═════ PROVIDED DATA ═════
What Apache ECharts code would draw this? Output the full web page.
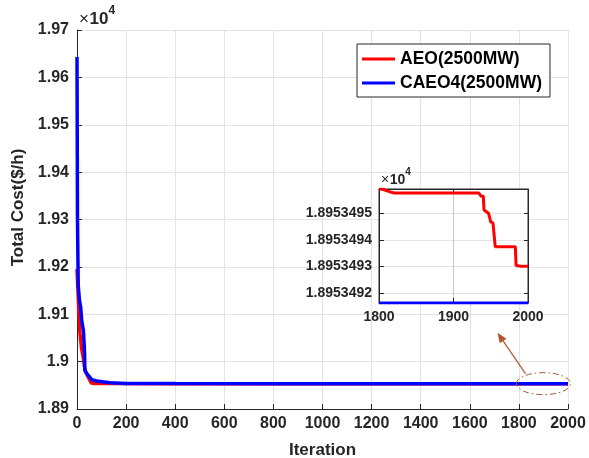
<!DOCTYPE html>
<html>
<head>
<meta charset="utf-8">
<script src="https://cdn.jsdelivr.net/npm/echarts@6/dist/echarts.min.js"></script>
<style>
  html, body { margin: 0; padding: 0; background: #fff; }
  #chart { width: 589px; height: 458px; }
</style>
</head>
<body>
<div id="chart"></div>
<script>
// Convergence curves: total cost ($/h) against iteration
const iterAEO = [0, 3, 8, 12, 18, 25, 30, 38, 48, 58, 70, 150, 400, 1000,
  1800, 1805, 1815, 1820, 1934, 1937, 1940, 1941, 1947, 1949, 1950, 1953, 1955, 1956, 1983, 1984, 1990, 2000];
const costAEO = [19195, 19160, 19100, 19060, 19030, 19010, 18990, 18975, 18965, 18955, 18954, 18953.7, 18953.55, 18953.5,
  18953.49591, 18953.4959, 18953.4958, 18953.49576, 18953.49576, 18953.49564, 18953.49564, 18953.49512,
  18953.495, 18953.495, 18953.49467, 18953.49463, 18953.49463, 18953.49374, 18953.49374, 18953.49303, 18953.493, 18953.493];

const iterCAEO = [0, 2, 5, 10, 15, 19, 26, 29, 31, 32, 40, 46, 60, 80, 135, 200, 400, 800, 1200, 1800, 2000];
const costCAEO = [19643, 19300, 19161, 19130, 19115, 19087, 19066, 19038, 19017, 18981, 18975, 18971, 18962, 18959,
  18955.6, 18953.9, 18953.6, 18953.5, 18953.493, 18953.49162, 18953.49162];

const seriesNames = ['AEO(2500MW)', 'CAEO4(2500MW)'];
const xLabel = 'Iteration';
const yLabel = 'Total Cost($/h)';

// zoomed window
const zoomStart = 1800, zoomEnd = 2000;
const zoomTicks = [18953.492, 18953.493, 18953.494, 18953.495];

const pairs = (xs, ys) => xs.map((x, i) => [x, ys[i]]);
const tail = (xs, ys) => pairs(xs, ys).filter(p => p[0] >= zoomStart);
const aeoTail = tail(iterAEO, costAEO);
const caeoTail = tail(iterCAEO, costCAEO);
const tailVals = aeoTail.concat(caeoTail).map(p => p[1]);
const zoomMin = Math.min.apply(null, tailVals);
const zoomMax = Math.max.apply(null, tailVals);

const RED = '#ff0000', BLUE = '#0000ff';
const INK = '#262626';
const GRIDC = '#e3e3e3';
const FONT = '"Liberation Sans", Arial, Helvetica, sans-serif';

function trimNum(v) {
  let s = (v / 1e4).toFixed(2);
  s = s.replace(/0+$/, '').replace(/\.$/, '');
  return s;
}
const plainNum = v => String(v);

const chart = echarts.init(document.getElementById('chart'), null, { renderer: 'canvas' });

const axisBase = {
  type: 'value',
  axisLine: { show: true, lineStyle: { color: INK, width: 1 } },
  axisTick: { show: true, inside: true, length: 5, lineStyle: { color: INK } },
  splitLine: { show: true, lineStyle: { color: GRIDC, width: 1 } },
  axisLabel: { color: INK, fontWeight: 'bold', fontFamily: FONT }
};
// mirrored axes that close the box of the zoomed view (ticks only)
const mirror = {
  type: 'value',
  axisLine: { show: true, lineStyle: { color: INK, width: 1 } },
  axisTick: { show: true, inside: true, length: 4, lineStyle: { color: INK } },
  splitLine: { show: false },
  axisLabel: { show: false }
};

const option = {
  animation: false,
  backgroundColor: '#fff',
  textStyle: { fontFamily: FONT },
  grid: [
    { left: 77, right: 21, top: 30, bottom: 49, outerBoundsMode: 'none', containLabel: false },
    { left: 379, right: 61, top: 189, bottom: 155, show: true, backgroundColor: '#fff',
      borderColor: INK, borderWidth: 1, z: 10, outerBoundsMode: 'none', containLabel: false }
  ],
  legend: {
    data: seriesNames,
    orient: 'vertical',
    left: 357, top: 44,
    padding: [6, 8, 5, 5],
    itemGap: 6,
    itemWidth: 33, itemHeight: 3,
    icon: 'rect',
    backgroundColor: '#fff',
    borderColor: INK, borderWidth: 1,
    borderRadius: 0,
    textStyle: { fontSize: 17.5, fontWeight: 'bold', color: '#000', fontFamily: FONT },
    z: 20
  },
  xAxis: [
    Object.assign({}, axisBase, {
      gridIndex: 0, min: 0, max: 2000, interval: 200,
      axisLabel: Object.assign({}, axisBase.axisLabel, { fontSize: 16, margin: 7, formatter: plainNum }),
      name: xLabel, nameLocation: 'middle', nameGap: 33,
      nameTextStyle: { fontSize: 17, fontWeight: 'bold', color: INK, fontFamily: FONT }
    }),
    Object.assign({}, axisBase, {
      gridIndex: 1, min: zoomStart, max: zoomEnd, interval: 100, z: 11,
      splitLine: { show: true, lineStyle: { color: '#c8c8c8', width: 1 } },
      axisLabel: Object.assign({}, axisBase.axisLabel, { fontSize: 14, margin: 7, formatter: plainNum })
    }),
    Object.assign({}, mirror, {
      gridIndex: 1, position: 'top', min: zoomStart, max: zoomEnd, interval: 100, z: 11
    })
  ],
  yAxis: [
    Object.assign({}, axisBase, {
      gridIndex: 0, min: 18900, max: 19700, interval: 100,
      axisLabel: Object.assign({}, axisBase.axisLabel, { fontSize: 16, margin: 8, formatter: trimNum }),
      name: yLabel, nameLocation: 'middle', nameGap: 43,
      nameTextStyle: { fontSize: 17, fontWeight: 'bold', color: INK, fontFamily: FONT, padding: [0, 0, 0, 24] }
    }),
    Object.assign({}, axisBase, {
      gridIndex: 1, min: zoomMin, max: zoomMax, z: 11,
      axisTick: Object.assign({}, axisBase.axisTick, { customValues: zoomTicks }),
      axisLabel: Object.assign({}, axisBase.axisLabel, {
        fontSize: 14, margin: 7, customValues: zoomTicks,
        formatter: v => (v / 1e4).toFixed(7)
      })
    }),
    Object.assign({}, mirror, {
      gridIndex: 1, position: 'right', min: zoomMin, max: zoomMax, z: 11,
      axisTick: Object.assign({}, mirror.axisTick, { customValues: zoomTicks }),
      axisLabel: { show: false, customValues: zoomTicks }
    })
  ],
  series: [
    { name: seriesNames[0], type: 'line', xAxisIndex: 0, yAxisIndex: 0, data: pairs(iterAEO, costAEO),
      showSymbol: false, lineStyle: { color: RED, width: 3.5 }, itemStyle: { color: RED }, z: 3 },
    { name: seriesNames[1], type: 'line', xAxisIndex: 0, yAxisIndex: 0, data: pairs(iterCAEO, costCAEO),
      showSymbol: false, lineStyle: { color: BLUE, width: 3.5 }, itemStyle: { color: BLUE }, z: 4 },
    { name: seriesNames[0], type: 'line', xAxisIndex: 1, yAxisIndex: 1, data: aeoTail,
      showSymbol: false, lineStyle: { color: RED, width: 3 }, itemStyle: { color: RED }, z: 12 },
    { name: seriesNames[1], type: 'line', xAxisIndex: 1, yAxisIndex: 1, data: caeoTail,
      showSymbol: false, lineStyle: { color: BLUE, width: 3 }, itemStyle: { color: BLUE }, z: 12 }
  ]
};

chart.setOption(option);

// exponent labels, dashed ellipse around the tail and arrow towards the zoomed view
function drawAnnotations() {
  const mainTop = chart.convertToPixel({ gridIndex: 0 }, [0, 19700]);
  const zoomTop = chart.convertToPixel({ gridIndex: 1 }, [zoomStart, zoomMax]);
  const lastCost = costCAEO[costCAEO.length - 1];
  const c = chart.convertToPixel({ gridIndex: 0 }, [1900, lastCost]);
  const rx = 27, ry = 11;
  const tailPt = [c[0] - 18, c[1] - 10];
  const headPt = [c[0] - 46, c[1] - 51];
  const ang = Math.atan2(headPt[1] - tailPt[1], headPt[0] - tailPt[0]);
  const hl = 10, hw = 4;
  const back = [headPt[0] - hl * Math.cos(ang), headPt[1] - hl * Math.sin(ang)];
  const nx = -Math.sin(ang), ny = Math.cos(ang);
  const ARROW = '#b0562c';

  function exponent(x, y, big, small, z) {
    return [
      { type: 'text', left: x, top: y, z: z,
        style: { text: '\u00d7', fontSize: big, fontWeight: 'normal', fill: INK, fontFamily: FONT } },
      { type: 'text', left: x + big * 0.62, top: y, z: z,
        style: { text: '10', fontSize: big, fontWeight: 'bold', fill: INK, fontFamily: FONT } },
      { type: 'text', left: x + big * 0.62 + big * 1.12, top: y - big * 0.38, z: z,
        style: { text: '4', fontSize: small, fontWeight: 'bold', fill: INK, fontFamily: FONT } }
    ];
  }

  chart.setOption({
    graphic: [].concat(
      exponent(mainTop[0] + 2, mainTop[1] - 19, 17, 12, 30),
      exponent(zoomTop[0] + 2, zoomTop[1] - 16, 14, 10, 30),
      [
        { type: 'ellipse', shape: { cx: c[0], cy: c[1], rx: rx, ry: ry }, z: 30,
          style: { fill: 'none', stroke: ARROW, lineWidth: 1, lineDash: [6, 3, 1.5, 3] } },
        { type: 'line', shape: { x1: tailPt[0], y1: tailPt[1], x2: back[0], y2: back[1] }, z: 30,
          style: { stroke: ARROW, lineWidth: 1.2 } },
        { type: 'polygon', z: 30,
          shape: { points: [headPt, [back[0] + nx * hw, back[1] + ny * hw], [back[0] - nx * hw, back[1] - ny * hw]] },
          style: { fill: ARROW } }
      ]
    )
  });
}
drawAnnotations();
</script>
</body>
</html>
═════
PROBLEM DETAILS: Look at the listing and set down only the lines from its start through the line with "18953.49303, 18953.493, 18953.493];", word for word and without pictures.

TASK RESPONSE:
What Apache ECharts code would draw this? Output the full web page.
<!DOCTYPE html>
<html>
<head>
<meta charset="utf-8">
<script src="https://cdn.jsdelivr.net/npm/echarts@6/dist/echarts.min.js"></script>
<style>
  html, body { margin: 0; padding: 0; background: #fff; }
  #chart { width: 589px; height: 458px; }
</style>
</head>
<body>
<div id="chart"></div>
<script>
// Convergence curves: total cost ($/h) against iteration
const iterAEO = [0, 3, 8, 12, 18, 25, 30, 38, 48, 58, 70, 150, 400, 1000,
  1800, 1805, 1815, 1820, 1934, 1937, 1940, 1941, 1947, 1949, 1950, 1953, 1955, 1956, 1983, 1984, 1990, 2000];
const costAEO = [19195, 19160, 19100, 19060, 19030, 19010, 18990, 18975, 18965, 18955, 18954, 18953.7, 18953.55, 18953.5,
  18953.49591, 18953.4959, 18953.4958, 18953.49576, 18953.49576, 18953.49564, 18953.49564, 18953.49512,
  18953.495, 18953.495, 18953.49467, 18953.49463, 18953.49463, 18953.49374, 18953.49374, 18953.49303, 18953.493, 18953.493];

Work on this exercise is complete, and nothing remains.